Le « bon larron » sur la croix saisit, qu’en Christ, se vit la plus extrême gratuité de l’amour. Il comprend que c‘est par amour que le Christ plonge au sein du « malheur ». Sa Présence salvatrice dans une détresse inouïe est signe de la plus grande tendresse.
Dans ce face à face avec Jésus, le « larron » consent à l’amour qui le fait exister. Dans ce regard du Christ posé sur lui, il comprend tout et réalise de quel amour, il est aimé. Au de-là de l’humiliation vécue par le Christ, il découvre une grandeur, une immense dignité, une Présence qui, par amour, rejoint l’humanité, jusque dans ses bas-fonds.

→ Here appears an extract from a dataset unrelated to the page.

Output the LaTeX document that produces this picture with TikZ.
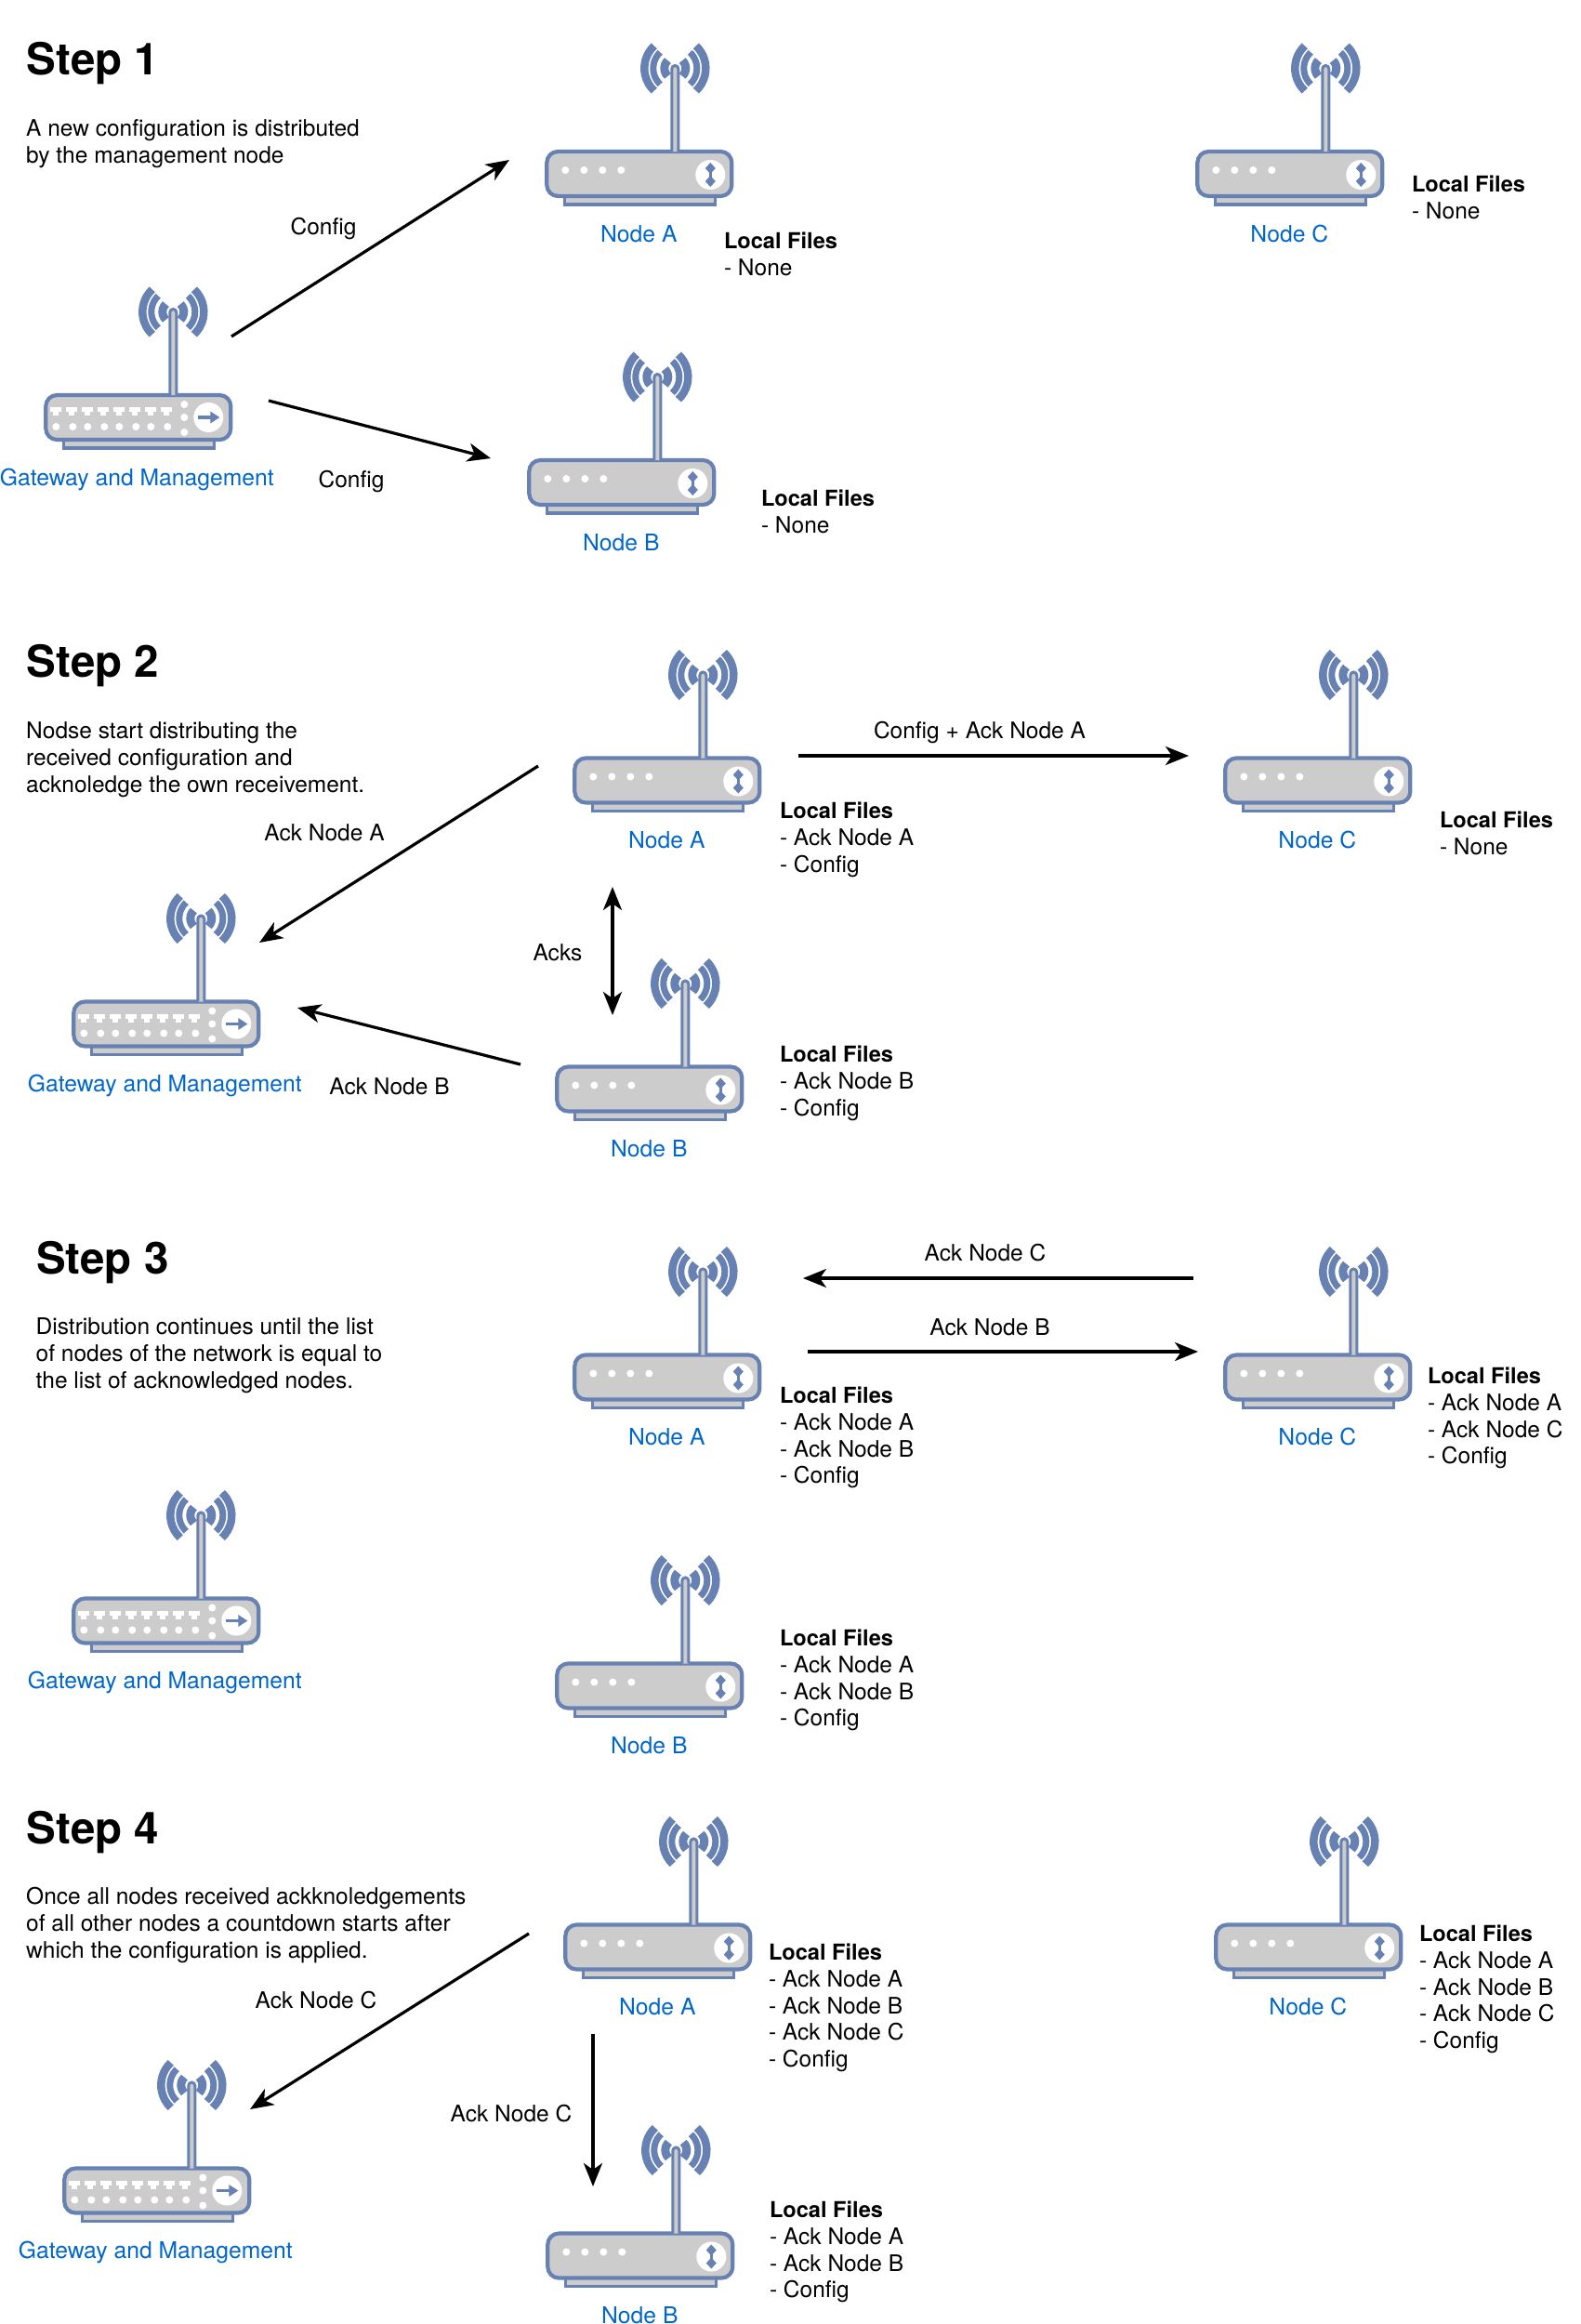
\documentclass[tikz,border=0pt]{standalone}
\usepackage{fontspec}
\setmainfont{TeX Gyre Heros}
\usetikzlibrary{arrows.meta}
\definecolor{rblue}{HTML}{6881B3}
\definecolor{rgray}{HTML}{CCCCCC}
\definecolor{lblue}{HTML}{0066CC}
\tikzset{
  body/.style={draw=rblue,fill=rgray,line width=4.2pt,rounded corners=12pt},
  foot/.style={draw=rblue,fill=rgray,line width=3.5pt},
  wave/.style={draw=rblue,line cap=butt},
  mast/.style={draw=rblue,fill=rgray,line width=3pt},
  hole/.style={fill=white},
  rlabel/.style={text=lblue,font=\fontsize{24.7}{29}\selectfont,anchor=base,inner sep=0pt},
  txt/.style={anchor=north west,inner sep=0pt,yshift=19.7pt,align=left,font=\fontsize{24.5}{28.8}\selectfont},
  lab/.style={anchor=base,inner sep=0pt,font=\fontsize{24.5}{29}\selectfont},
  title/.style={anchor=base west,inner sep=0pt,font=\fontsize{47.5}{52}\selectfont\bfseries},
  conn/.style={line width=3.2pt,-{Stealth[length=25pt,width=20pt,inset=7pt]}},
  connb/.style={line width=3.2pt,{Stealth[length=25pt,width=20pt,inset=7pt]}-{Stealth[length=25pt,width=20pt,inset=7pt]}},
}
\newcommand{\rtop}[1]{%
  \foreach \rr/\ww in {33/8.5,23.5/7,11.5/9}{
    \draw[wave,line width=\ww pt] (#1,-87.5) ++(133:\rr pt) arc[start angle=133,end angle=227,radius=\rr pt];
    \draw[wave,line width=\ww pt] (#1,-87.5) ++(47:\rr pt) arc[start angle=47,end angle=-47,radius=\rr pt];
  }
}
\newcommand{\rmast}[1]{%
  \draw[mast] ({#1-3.5},2) -- ({#1-3.5},-87) arc[start angle=180,end angle=0,radius=3.5pt] -- ({#1+3.5},2);
}
\newcommand{\gatewaybox}[4]{%
  \begin{scope}[shift={({#2-0.7},{#3})}]
    \rtop{139}
    \draw[foot] (21,50) rectangle (183,59);
    \draw[body] (2,2) rectangle (201,50);
    \rmast{139}
    \foreach \px in {13,30,47,64,81,98,115,132}{
      \fill[hole] ({\px-6},15) rectangle ({\px+6},20);
      \fill[hole] ({\px-3},20) rectangle ({\px+3},24);
    }
    \foreach \px in {13,31,47,65,81,99,115,133}{ \fill[hole] (\px,36) circle[radius=4pt]; }
    \foreach \py in {12,26,42}{ \fill[hole] (151,\py) circle[radius=4pt]; }
    \fill[hole] (177,26) circle[radius=16pt];
    \draw[rblue,line width=3.2pt] (166,26) -- (181,26);
    \fill[rblue] (179,19.5) -- (189,26) -- (179,32.5) -- cycle;
    \node[rlabel] (#1) at (100,99) {#4};
  \end{scope}
}
\newcommand{\nodebox}[4]{%
  \begin{scope}[shift={({#2-0.7},{#3})}]
    \rtop{140}
    \draw[foot] (21,50) rectangle (183,59);
    \draw[body] (2,2) rectangle (201,50);
    \rmast{140}
    \foreach \px in {22,42,62,82}{ \fill[hole] (\px,22) circle[radius=4pt]; }
    \fill[hole] (178,27) circle[radius=16pt];
    \draw[rblue,line width=3.5pt] (178,20) -- (178,34);
    \fill[rblue] (178,14) -- (183.5,20) -- (178,26) -- (172.5,20) -- cycle;
    \fill[rblue] (178,40) -- (183.5,34) -- (178,28) -- (172.5,34) -- cycle;
    \node[rlabel] (#1) at (101,99) {#4};
  \end{scope}
}
\newcommand{\block}[4]{\node[txt] (#1) at (#2,#3) {\rule{0pt}{20pt}#4};}
\newcommand{\fblock}[4]{\node[txt] (#1) at ({#2-1.2},#3) {\rule{0pt}{20pt}#4};}
\newcommand{\lf}{{\fontsize{23.6}{28.8}\selectfont\textbf{Local Files}}\\}
\begin{document}
\begin{tikzpicture}[x=1pt,y=-1pt]
\useasboundingbox (0,0) rectangle (1700,2500);
% ---------- Step 1
\node[title] (t1) at (28.5,80) {Step 1};
\block{d1}{28}{146}{A new configuration is distributed\\by the management node}
\gatewaybox{g1}{48}{423}{Gateway and Management}
\nodebox{a1}{587}{161}{Node A}
\nodebox{c1}{1287}{161}{Node C}
\nodebox{b1}{568}{493}{Node B}
\fblock{fa1}{780}{267}{\lf - None}
\fblock{fc1}{1520}{206}{\lf - None}
\fblock{fb1}{820}{544}{\lf - None}
\coordinate (s1a) at (249,362); \coordinate (e1a) at (548,172);
\coordinate (s1b) at (289,431); \coordinate (e1b) at (528,493);
\draw[conn] (s1a) -- (e1a);
\draw[conn] (s1b) -- (e1b);
\node[lab] (l1a) at (348,252) {Config};
\node[lab] (l1b) at (378,524) {Config};
% ---------- Step 2
\node[title] (t2) at (28.5,728) {Step 2};
\block{d2}{28}{794}{Nodse start distributing the\\received configuration and\\acknoledge the own receivement.}
\gatewaybox{g2}{78}{1075.5}{Gateway and Management}
\nodebox{a2}{617}{813.5}{Node A}
\nodebox{c2}{1317}{813.5}{Node C}
\nodebox{b2}{598}{1145.5}{Node B}
\fblock{fa2}{840}{880}{\lf - Ack Node A\\- Config}
\fblock{fc2}{1550}{890}{\lf - None}
\fblock{fb2}{840}{1142}{\lf - Ack Node B\\- Config}
\coordinate (s2a) at (859,813); \coordinate (e2a) at (1279,813);
\coordinate (s2b) at (579,824); \coordinate (e2b) at (279,1014);
\coordinate (s2c) at (560,1145); \coordinate (e2c) at (320,1084);
\coordinate (s2d) at (659,954); \coordinate (e2d) at (659,1092);
\draw[conn] (s2a) -- (e2a);
\draw[conn] (s2b) -- (e2b);
\draw[conn] (s2c) -- (e2c);
\draw[connb] (s2d) -- (e2d);
\node[lab] (l2a) at (1054,794) {Config + Ack Node A};
\node[lab] (l2b) at (349,904) {Ack Node A};
\node[lab] (l2c) at (419,1177) {Ack Node B};
\node[lab] (l2d) at (600,1033) {Acks};
% ---------- Step 3
\node[title] (t3) at (39,1370) {Step 3};
\block{d3}{38.5}{1435}{Distribution continues until the list\\of nodes of the network is equal to\\the list of acknowledged nodes.}
\gatewaybox{g3}{78}{1717.5}{Gateway and Management}
\nodebox{a3}{617}{1455.5}{Node A}
\nodebox{c3}{1317}{1455.5}{Node C}
\nodebox{b3}{598}{1787.5}{Node B}
\fblock{fa3}{840}{1509}{\lf - Ack Node A\\- Ack Node B\\- Config}
\fblock{fc3}{1537}{1488}{\lf - Ack Node A\\- Ack Node C\\- Config}
\fblock{fb3}{840}{1770}{\lf - Ack Node A\\- Ack Node B\\- Config}
\coordinate (s3a) at (1284,1375); \coordinate (e3a) at (864,1375);
\coordinate (s3b) at (869,1454); \coordinate (e3b) at (1289,1454);
\draw[conn] (s3a) -- (e3a);
\draw[conn] (s3b) -- (e3b);
\node[lab] (l3a) at (1060,1356) {Ack Node C};
\node[lab] (l3b) at (1065,1436) {Ack Node B};
% ---------- Step 4
\node[title] (t4) at (28.5,1983) {Step 4};
\block{d4}{28}{2048}{Once all nodes received ackknoledgements\\of all other nodes a countdown starts after\\which the configuration is applied.}
\gatewaybox{g4}{68}{2330.5}{Gateway and Management}
\nodebox{a4}{607}{2068.5}{Node A}
\nodebox{c4}{1307}{2068.5}{Node C}
\nodebox{b4}{588}{2400.5}{Node B}
\fblock{fa4}{828}{2108}{\lf - Ack Node A\\- Ack Node B\\- Ack Node C\\- Config}
\fblock{fc4}{1528}{2088}{\lf - Ack Node A\\- Ack Node B\\- Ack Node C\\- Config}
\fblock{fb4}{829}{2385}{\lf - Ack Node A\\- Ack Node B\\- Config}
\coordinate (s4a) at (569,2080); \coordinate (e4a) at (269,2269);
\coordinate (s4b) at (638,2188); \coordinate (e4b) at (638,2352);
\draw[conn] (s4a) -- (e4a);
\draw[conn] (s4b) -- (e4b);
\node[lab] (l4a) at (340,2160) {Ack Node C};
\node[lab] (l4b) at (550,2282) {Ack Node C};
\end{tikzpicture}
\end{document}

Dieu Tout Autre est aussi Dieu si proche. Le bon larron, le premier saint de l’ère chrétienne, « canonisé » par Jésus lui-même, entre dans l’intimité même de Dieu.
Le centurion, au pied de la croix, fera une expérience similaire. Il s’écriera en voyant mourir Jésus : « Vraiment, cet homme était Fils de Dieu ». (Mc 15 39)
Dans le souffle de Jésus qui expire, l’Amour est allé jusqu’à l’extrême.
Heureux ceux qui accueillent cet amour livré dans ce dernier souffle, le souffle du Sauveur, exhalant la Vie dans la plus extrême gratuité !
Heureux ceux qui osent se laisser regarder par le Christ, « l’abîme de la miséricorde rejoignant l’abîme de toute détresse ! »
En Christ, Dieu révèle la perfection de son amour. Le Christ sur la croix est plongé dans toutes les forces de mort, pas seulement comme un symbole émouvant de la compassion de Dieu, mais comme un engagement réel dans la souffrance de chaque être humain, hommes, femmes, enfants de tous les temps.